--- Begin ---
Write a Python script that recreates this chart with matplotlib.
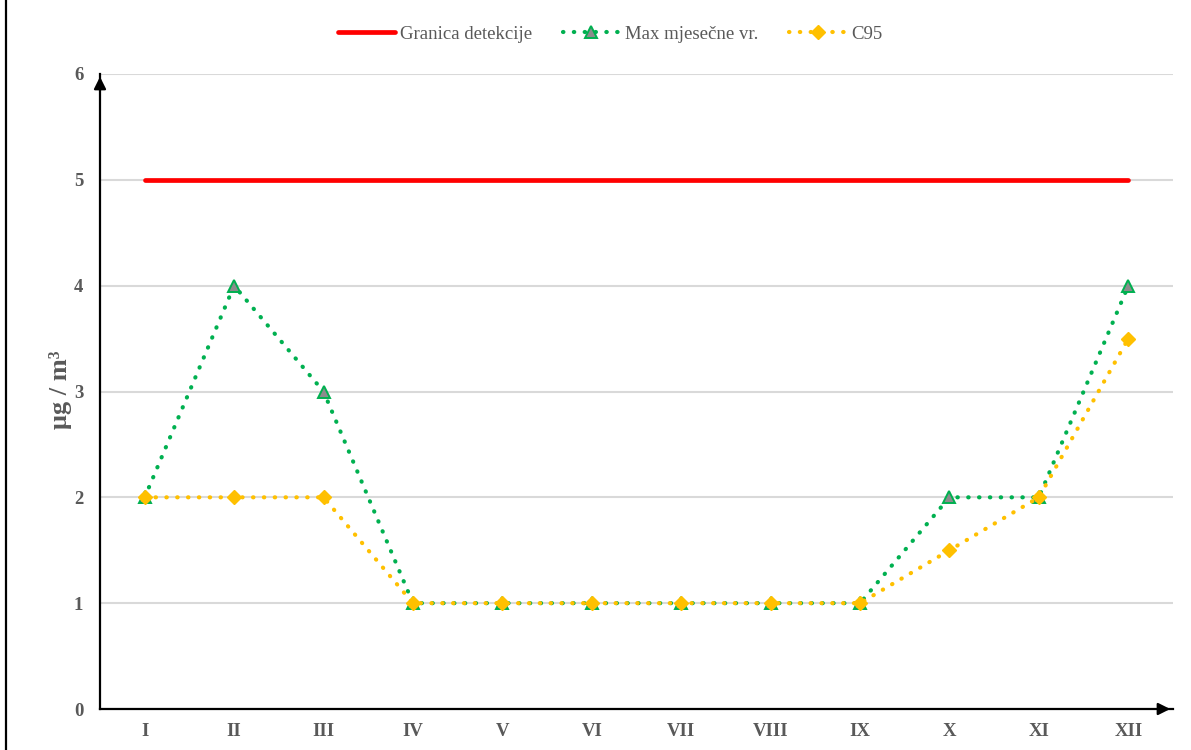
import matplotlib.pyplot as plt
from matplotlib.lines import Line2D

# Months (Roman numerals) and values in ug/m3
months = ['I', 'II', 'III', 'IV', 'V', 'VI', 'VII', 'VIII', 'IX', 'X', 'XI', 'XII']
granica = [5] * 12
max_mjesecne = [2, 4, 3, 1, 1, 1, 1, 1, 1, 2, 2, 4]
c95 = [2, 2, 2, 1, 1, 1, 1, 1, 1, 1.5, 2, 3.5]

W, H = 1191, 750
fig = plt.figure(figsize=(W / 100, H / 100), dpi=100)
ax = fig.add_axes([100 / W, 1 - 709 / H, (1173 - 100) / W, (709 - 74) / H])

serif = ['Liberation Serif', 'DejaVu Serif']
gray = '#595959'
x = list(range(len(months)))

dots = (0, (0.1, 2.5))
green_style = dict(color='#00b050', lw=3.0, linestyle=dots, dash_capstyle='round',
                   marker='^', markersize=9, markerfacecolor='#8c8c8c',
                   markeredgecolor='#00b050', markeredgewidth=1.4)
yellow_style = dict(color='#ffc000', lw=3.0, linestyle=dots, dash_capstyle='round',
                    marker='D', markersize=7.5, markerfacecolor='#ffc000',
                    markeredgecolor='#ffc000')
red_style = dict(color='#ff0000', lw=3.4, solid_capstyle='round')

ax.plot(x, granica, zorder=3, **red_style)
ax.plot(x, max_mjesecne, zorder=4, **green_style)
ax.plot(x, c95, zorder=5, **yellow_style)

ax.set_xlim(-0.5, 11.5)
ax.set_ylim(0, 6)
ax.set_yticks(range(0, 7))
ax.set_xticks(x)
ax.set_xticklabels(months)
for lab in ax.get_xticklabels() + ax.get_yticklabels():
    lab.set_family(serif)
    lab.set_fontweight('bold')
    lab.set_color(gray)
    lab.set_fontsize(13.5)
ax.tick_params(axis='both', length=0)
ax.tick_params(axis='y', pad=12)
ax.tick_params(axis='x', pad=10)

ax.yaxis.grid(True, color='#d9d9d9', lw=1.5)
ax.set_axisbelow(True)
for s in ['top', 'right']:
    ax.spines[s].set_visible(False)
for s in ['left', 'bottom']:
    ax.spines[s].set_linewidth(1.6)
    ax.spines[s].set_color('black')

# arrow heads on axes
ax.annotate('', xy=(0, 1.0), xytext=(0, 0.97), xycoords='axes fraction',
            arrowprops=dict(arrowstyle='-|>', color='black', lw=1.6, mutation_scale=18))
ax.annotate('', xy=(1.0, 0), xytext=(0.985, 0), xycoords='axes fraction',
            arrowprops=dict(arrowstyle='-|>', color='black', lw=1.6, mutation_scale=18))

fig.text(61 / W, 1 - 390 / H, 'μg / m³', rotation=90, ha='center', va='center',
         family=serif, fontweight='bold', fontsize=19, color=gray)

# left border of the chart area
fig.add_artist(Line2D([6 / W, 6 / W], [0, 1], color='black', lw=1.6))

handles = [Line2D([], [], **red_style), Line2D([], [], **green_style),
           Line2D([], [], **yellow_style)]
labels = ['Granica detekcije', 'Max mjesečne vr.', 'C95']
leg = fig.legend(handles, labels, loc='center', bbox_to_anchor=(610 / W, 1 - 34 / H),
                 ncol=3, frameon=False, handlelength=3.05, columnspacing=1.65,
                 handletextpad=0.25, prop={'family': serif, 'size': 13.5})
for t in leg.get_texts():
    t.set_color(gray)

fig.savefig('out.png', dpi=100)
--- End ---
- _WHAT TO PRODUCE_: Without the pictures, return the listing above from its first line through the line that has "from matplotlib.lines import Line2D".

- _ANSWER_:
Write a Python script that recreates this chart with matplotlib.
import matplotlib.pyplot as plt
from matplotlib.lines import Line2D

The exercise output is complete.